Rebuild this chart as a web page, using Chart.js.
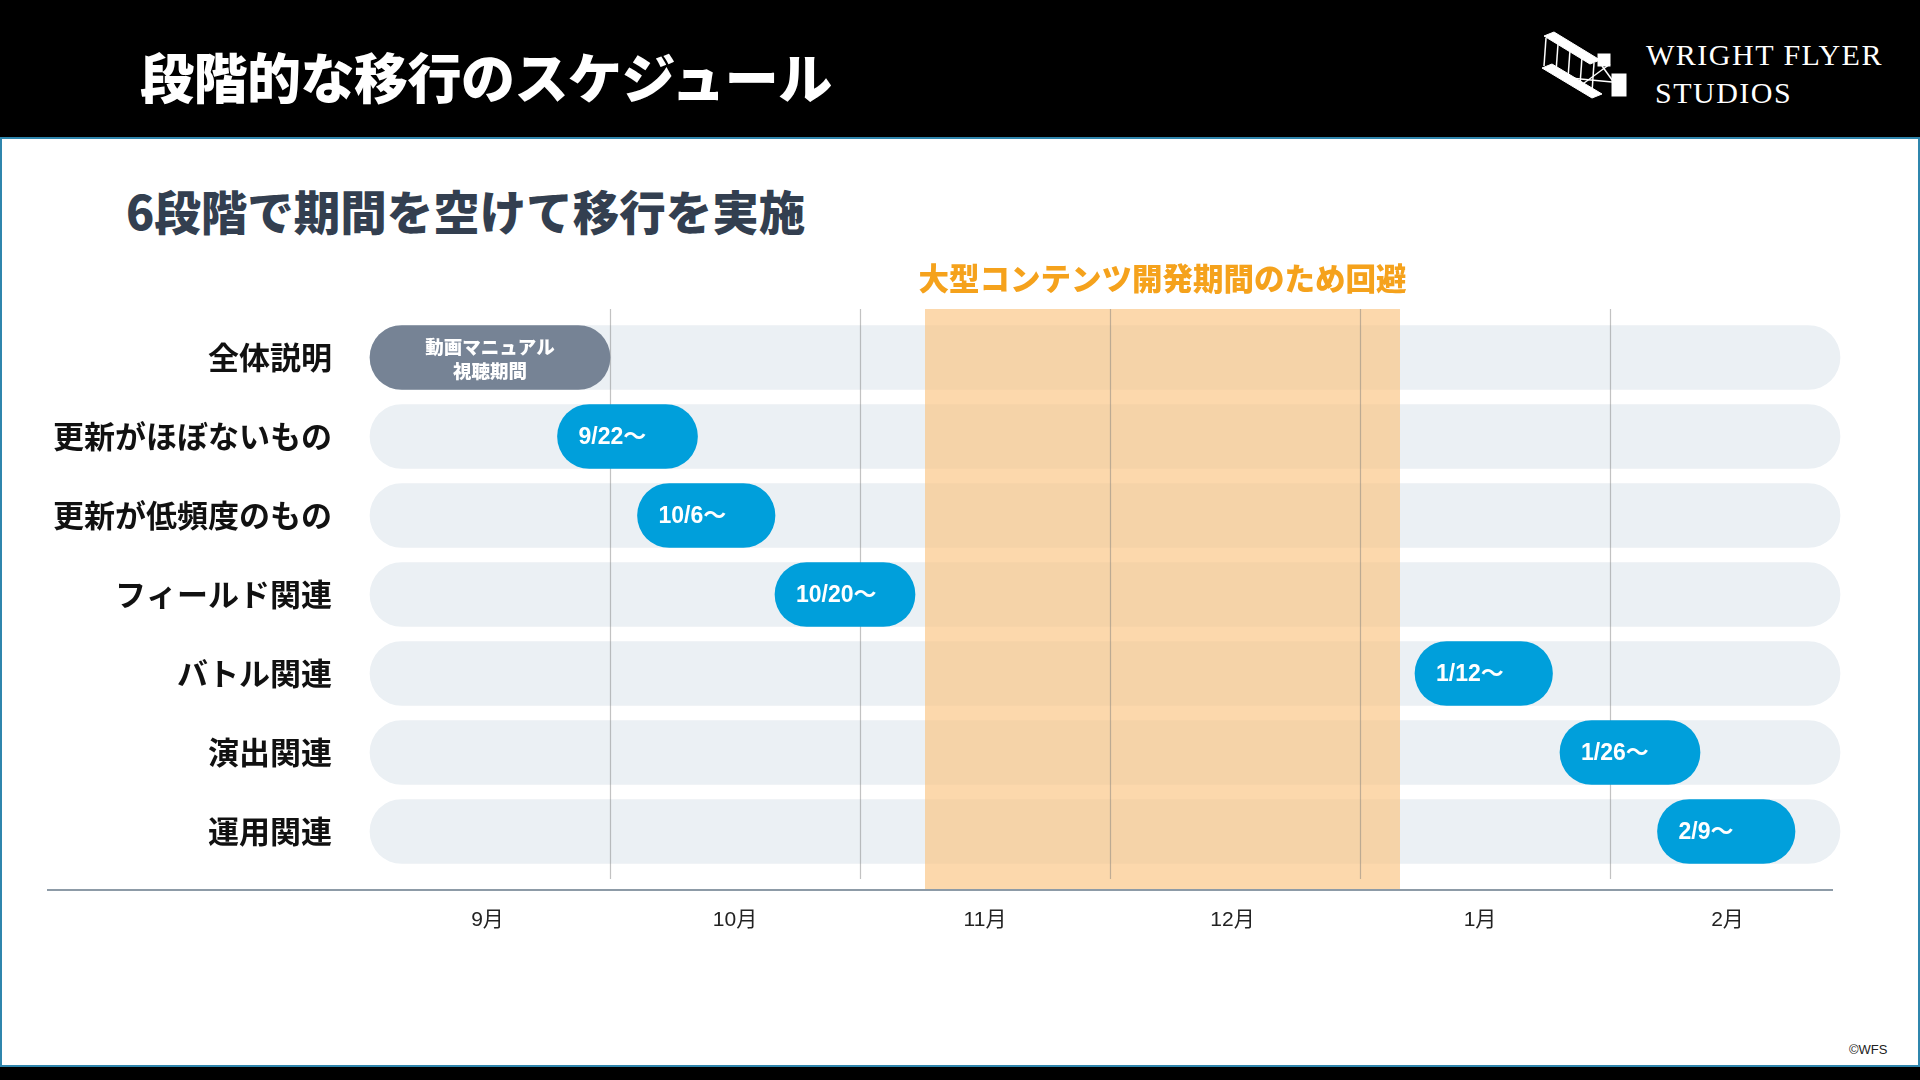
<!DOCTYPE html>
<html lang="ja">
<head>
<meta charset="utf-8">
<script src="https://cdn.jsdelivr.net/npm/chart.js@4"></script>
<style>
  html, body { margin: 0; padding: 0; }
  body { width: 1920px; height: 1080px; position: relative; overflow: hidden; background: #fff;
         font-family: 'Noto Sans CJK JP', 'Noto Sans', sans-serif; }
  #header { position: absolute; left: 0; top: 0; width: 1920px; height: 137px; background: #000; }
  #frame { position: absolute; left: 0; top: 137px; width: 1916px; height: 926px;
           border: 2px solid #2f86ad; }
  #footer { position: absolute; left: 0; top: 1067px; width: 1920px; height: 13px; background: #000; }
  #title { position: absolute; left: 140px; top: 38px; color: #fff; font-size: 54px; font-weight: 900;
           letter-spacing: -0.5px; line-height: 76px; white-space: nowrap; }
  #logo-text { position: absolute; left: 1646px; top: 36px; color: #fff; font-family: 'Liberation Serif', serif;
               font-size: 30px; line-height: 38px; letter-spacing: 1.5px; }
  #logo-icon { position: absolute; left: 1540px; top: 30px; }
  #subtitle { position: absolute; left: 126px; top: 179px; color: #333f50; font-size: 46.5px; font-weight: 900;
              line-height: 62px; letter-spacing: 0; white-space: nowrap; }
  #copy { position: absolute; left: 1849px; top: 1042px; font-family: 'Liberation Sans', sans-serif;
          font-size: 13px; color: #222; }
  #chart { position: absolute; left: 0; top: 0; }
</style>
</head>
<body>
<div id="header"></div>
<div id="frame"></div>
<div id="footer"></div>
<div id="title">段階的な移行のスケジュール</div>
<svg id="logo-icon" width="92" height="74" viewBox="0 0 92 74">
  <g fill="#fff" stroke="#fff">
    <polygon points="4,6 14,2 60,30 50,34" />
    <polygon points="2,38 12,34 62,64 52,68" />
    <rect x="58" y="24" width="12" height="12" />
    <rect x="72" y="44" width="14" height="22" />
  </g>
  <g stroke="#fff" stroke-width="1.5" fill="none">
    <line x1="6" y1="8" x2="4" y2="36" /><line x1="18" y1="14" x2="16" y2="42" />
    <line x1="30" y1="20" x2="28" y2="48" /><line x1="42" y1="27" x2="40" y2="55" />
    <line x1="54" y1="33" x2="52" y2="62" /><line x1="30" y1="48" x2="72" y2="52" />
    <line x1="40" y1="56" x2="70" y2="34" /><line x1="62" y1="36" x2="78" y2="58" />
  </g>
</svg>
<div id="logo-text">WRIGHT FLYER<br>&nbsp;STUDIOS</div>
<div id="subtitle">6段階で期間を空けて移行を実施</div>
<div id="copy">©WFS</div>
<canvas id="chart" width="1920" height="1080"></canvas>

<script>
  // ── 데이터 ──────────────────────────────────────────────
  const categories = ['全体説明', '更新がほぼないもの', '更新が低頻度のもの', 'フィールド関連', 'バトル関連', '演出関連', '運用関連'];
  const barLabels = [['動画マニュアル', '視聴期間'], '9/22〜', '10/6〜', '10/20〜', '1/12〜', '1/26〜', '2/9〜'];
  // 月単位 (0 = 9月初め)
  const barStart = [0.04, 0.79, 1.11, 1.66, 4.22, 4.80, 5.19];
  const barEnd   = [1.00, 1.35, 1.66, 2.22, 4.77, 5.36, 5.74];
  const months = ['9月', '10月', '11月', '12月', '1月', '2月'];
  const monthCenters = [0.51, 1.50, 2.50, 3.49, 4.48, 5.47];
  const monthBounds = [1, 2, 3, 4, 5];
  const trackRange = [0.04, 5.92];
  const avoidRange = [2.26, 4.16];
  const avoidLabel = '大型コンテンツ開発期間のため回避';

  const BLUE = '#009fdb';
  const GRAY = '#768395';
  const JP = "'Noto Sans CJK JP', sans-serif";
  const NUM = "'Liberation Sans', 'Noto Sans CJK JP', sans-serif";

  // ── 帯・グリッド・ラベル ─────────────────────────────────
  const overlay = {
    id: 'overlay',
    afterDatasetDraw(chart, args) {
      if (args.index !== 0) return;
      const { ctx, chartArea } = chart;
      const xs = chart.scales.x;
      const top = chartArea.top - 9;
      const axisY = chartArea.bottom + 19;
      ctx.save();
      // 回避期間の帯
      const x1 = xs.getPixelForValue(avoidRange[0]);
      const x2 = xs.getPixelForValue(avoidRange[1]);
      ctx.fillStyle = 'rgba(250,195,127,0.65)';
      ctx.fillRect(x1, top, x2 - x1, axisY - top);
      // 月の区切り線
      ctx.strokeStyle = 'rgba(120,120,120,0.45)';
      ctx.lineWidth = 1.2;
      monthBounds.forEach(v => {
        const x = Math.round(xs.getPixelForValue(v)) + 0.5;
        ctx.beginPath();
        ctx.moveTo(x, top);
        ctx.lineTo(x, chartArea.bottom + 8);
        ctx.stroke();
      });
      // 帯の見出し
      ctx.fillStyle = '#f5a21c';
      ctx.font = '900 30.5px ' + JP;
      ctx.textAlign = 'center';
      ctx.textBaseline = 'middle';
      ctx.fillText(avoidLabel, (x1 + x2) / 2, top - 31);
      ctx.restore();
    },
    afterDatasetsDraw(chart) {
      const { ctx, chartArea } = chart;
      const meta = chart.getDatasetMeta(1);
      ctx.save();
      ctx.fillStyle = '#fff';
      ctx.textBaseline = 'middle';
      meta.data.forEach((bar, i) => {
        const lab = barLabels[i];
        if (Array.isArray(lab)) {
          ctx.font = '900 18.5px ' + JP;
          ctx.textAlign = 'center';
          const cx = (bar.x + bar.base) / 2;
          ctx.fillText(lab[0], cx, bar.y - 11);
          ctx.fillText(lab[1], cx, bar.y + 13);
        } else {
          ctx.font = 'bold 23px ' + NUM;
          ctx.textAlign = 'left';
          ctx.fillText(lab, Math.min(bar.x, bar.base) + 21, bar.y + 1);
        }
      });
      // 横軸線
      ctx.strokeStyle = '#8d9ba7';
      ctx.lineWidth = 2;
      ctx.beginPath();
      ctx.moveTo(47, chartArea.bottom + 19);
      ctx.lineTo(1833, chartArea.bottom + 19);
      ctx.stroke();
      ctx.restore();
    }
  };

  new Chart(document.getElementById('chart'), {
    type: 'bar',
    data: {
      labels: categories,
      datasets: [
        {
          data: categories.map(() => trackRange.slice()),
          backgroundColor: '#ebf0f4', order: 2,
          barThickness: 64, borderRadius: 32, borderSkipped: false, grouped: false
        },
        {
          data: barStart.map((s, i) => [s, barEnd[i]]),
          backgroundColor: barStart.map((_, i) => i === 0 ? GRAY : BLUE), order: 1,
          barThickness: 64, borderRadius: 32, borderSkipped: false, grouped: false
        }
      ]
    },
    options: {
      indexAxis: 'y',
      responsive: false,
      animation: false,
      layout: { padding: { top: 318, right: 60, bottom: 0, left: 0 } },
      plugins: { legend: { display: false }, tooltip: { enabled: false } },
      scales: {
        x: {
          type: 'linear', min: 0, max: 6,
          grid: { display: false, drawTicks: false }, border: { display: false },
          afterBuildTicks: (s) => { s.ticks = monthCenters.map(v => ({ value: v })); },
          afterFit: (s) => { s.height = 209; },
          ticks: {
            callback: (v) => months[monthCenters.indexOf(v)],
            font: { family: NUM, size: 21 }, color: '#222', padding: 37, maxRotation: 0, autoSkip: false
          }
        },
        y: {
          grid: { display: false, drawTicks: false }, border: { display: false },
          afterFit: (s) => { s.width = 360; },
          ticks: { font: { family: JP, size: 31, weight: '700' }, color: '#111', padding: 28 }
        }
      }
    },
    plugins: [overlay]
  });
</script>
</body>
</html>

────

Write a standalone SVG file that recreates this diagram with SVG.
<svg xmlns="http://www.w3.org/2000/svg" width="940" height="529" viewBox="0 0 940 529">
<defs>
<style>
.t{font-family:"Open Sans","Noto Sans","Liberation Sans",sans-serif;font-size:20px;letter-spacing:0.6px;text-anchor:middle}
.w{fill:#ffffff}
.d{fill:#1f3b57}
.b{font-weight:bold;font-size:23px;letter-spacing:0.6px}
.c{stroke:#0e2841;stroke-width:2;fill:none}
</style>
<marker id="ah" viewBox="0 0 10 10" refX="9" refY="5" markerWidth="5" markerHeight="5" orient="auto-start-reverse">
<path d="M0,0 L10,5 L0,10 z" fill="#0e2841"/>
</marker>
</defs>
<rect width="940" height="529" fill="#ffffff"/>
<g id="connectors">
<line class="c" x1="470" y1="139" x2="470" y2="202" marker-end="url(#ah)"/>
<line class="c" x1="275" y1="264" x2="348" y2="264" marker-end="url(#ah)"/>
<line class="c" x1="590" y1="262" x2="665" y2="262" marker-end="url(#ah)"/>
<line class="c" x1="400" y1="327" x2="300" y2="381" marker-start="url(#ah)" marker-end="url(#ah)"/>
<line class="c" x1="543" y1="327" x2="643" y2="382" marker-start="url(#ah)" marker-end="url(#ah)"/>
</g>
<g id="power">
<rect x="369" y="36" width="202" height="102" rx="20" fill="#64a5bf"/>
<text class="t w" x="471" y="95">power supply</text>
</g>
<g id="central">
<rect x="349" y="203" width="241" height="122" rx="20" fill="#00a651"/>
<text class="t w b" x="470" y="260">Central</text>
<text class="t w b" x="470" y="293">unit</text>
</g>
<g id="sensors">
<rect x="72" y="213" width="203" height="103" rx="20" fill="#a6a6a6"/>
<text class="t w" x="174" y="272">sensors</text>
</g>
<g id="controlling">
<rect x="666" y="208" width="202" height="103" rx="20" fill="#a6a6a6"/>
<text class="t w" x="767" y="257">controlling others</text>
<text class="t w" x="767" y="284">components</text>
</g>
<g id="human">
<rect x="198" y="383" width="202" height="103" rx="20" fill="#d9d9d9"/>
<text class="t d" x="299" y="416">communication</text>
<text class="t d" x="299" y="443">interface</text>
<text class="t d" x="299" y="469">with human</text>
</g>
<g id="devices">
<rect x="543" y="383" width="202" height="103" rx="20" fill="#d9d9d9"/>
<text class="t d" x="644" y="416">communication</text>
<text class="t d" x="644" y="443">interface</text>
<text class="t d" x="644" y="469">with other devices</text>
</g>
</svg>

────

• [STATED EXERCISE]: Copy all lines from the entries that contain the word "this".

• [RESPONSE BELOW]:
Rebuild this chart as a web page, using Chart.js.
Write a standalone SVG file that recreates this diagram with SVG.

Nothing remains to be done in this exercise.